Sorry, Jukia, I’m afraid your mammoth aging query got waylaid.
I don’t think it’s too difficult to determine the YEC technique for dating fossils. For the YECs reading this, I would be interested in any specific corrections or additions to the following description.
First, all fossils on earth are
a priori required to be between 0 – 6000* years old (*age of Earth).
Second, since the global geologic record is considered to be virtually entirely the result of a single global event (i.e., the Global Flood), most fossils should be 4000* years old, and virtually all fossils should be no older than 4000 years (*date of Global Flood). (
Is the diagram linked here basically sound?

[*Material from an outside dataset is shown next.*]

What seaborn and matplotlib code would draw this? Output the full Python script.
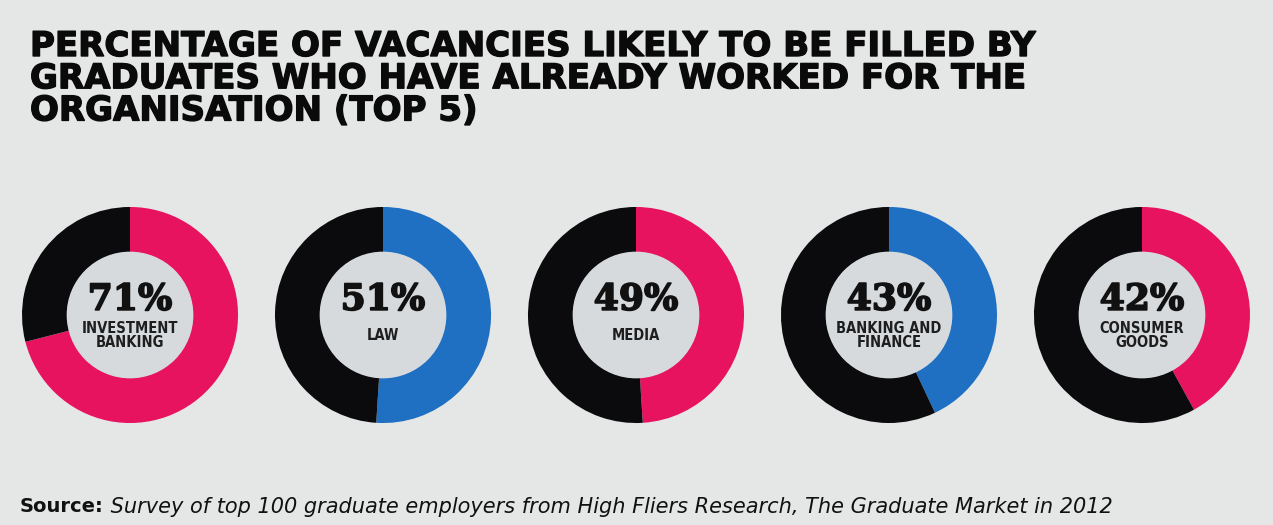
import numpy as np
import pandas as pd
import matplotlib
matplotlib.use("Agg")
import matplotlib.pyplot as plt
import matplotlib.patheffects as pe
import seaborn as sns
from matplotlib.patches import Circle

# data
sectors = ['INVESTMENT\nBANKING', 'LAW', 'MEDIA', 'BANKING AND\nFINANCE', 'CONSUMER\nGOODS']
percent = [71, 51, 49, 43, 42]
accent = ['pink', 'blue', 'pink', 'blue', 'pink']

df = pd.DataFrame({'sector': sectors, 'pct': percent, 'accent': accent})

sns.set_theme(style='white')
bg = '#e5e7e7'
hole = '#d6dadd'
pal = {'pink': '#e8135f', 'blue': '#1f6fc2'}
dark = '#0b0b0d'

fig, axes = plt.subplots(1, 5, figsize=(12.73, 5.25), dpi=100)
fig.patch.set_facecolor(bg)
fig.subplots_adjust(left=22/1273, right=1250/1273, bottom=1-426/525, top=1-204/525, wspace=0.171)

for ax, (_, row) in zip(axes, df.iterrows()):
    ax.set_facecolor(bg)
    ax.pie([row.pct, 100 - row.pct], colors=[pal[row.accent], dark],
           startangle=90, counterclock=False,
           wedgeprops=dict(width=0.42, linewidth=0))
    ax.add_patch(Circle((0, 0), 0.58, color=hole, zorder=3))
    ax.text(0, 0.14, f"{row.pct}%", ha='center', va='center', zorder=4,
            fontsize=26, fontweight='bold', family='DejaVu Serif', color='#111111',
            path_effects=[pe.withStroke(linewidth=1.2, foreground='#111111')])
    ax.text(0, -0.19, row.sector, ha='center', va='center', zorder=4,
            fontsize=10.5, fontweight='bold', family='DejaVu Sans', fontstretch='condensed',
            color='#1e1e1e', linespacing=0.95)
    ax.set_xlim(-1, 1)
    ax.set_ylim(-1, 1)
    ax.set_aspect('equal')
    ax.axis('off')

fig.text(30/1273, 1-30/525,
         "PERCENTAGE OF VACANCIES LIKELY TO BE FILLED BY\n"
         "GRADUATES WHO HAVE ALREADY WORKED FOR THE\n"
         "ORGANISATION (TOP 5)",
         ha='left', va='top', fontsize=24.5, fontweight='heavy',
         family='DejaVu Sans', color='#0a0a0a', linespacing=0.97,
         path_effects=[pe.withStroke(linewidth=1.0, foreground='#0a0a0a')])

src = fig.text(20/1273, 1-507/525, "Source:", ha='left', va='center',
               fontsize=14, fontweight='bold', family='DejaVu Sans', color='#111111')
plt.annotate(" Survey of top 100 graduate employers from High Fliers Research, The Graduate Market in 2012",
             xy=(1, 0.5), xycoords=src, ha='left', va='center', fontsize=15,
             style='italic', family='DejaVu Sans', color='#111111')

fig.savefig('out.png', dpi=100, facecolor=bg)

The left side comes directly from a
creationist exposition ; the right side is my add-on)
Third, to assess the
minimum age, assume, at least regarding species for which there is no documentation of human observation, that fossils must have been laid down before humans reliably documented such things. As bob b has observed, “dates prior to around 1200BC or so have been ‘established’ on dubious grounds.” Therefore, it should be safe to set the upper age limit of a fossil (of a taxon that no human has recorded seeing) to around 3000 years. Thus, the estimate of “3000-4000 years” is a safe, conservative estimate, probably unnecessarily broad, because according to step 2, virtually all fossils should be the same age.
Maybe there’s some bickering about the asterisked dates, but this won’t affect the basic procedure. How would YECs modify the above description?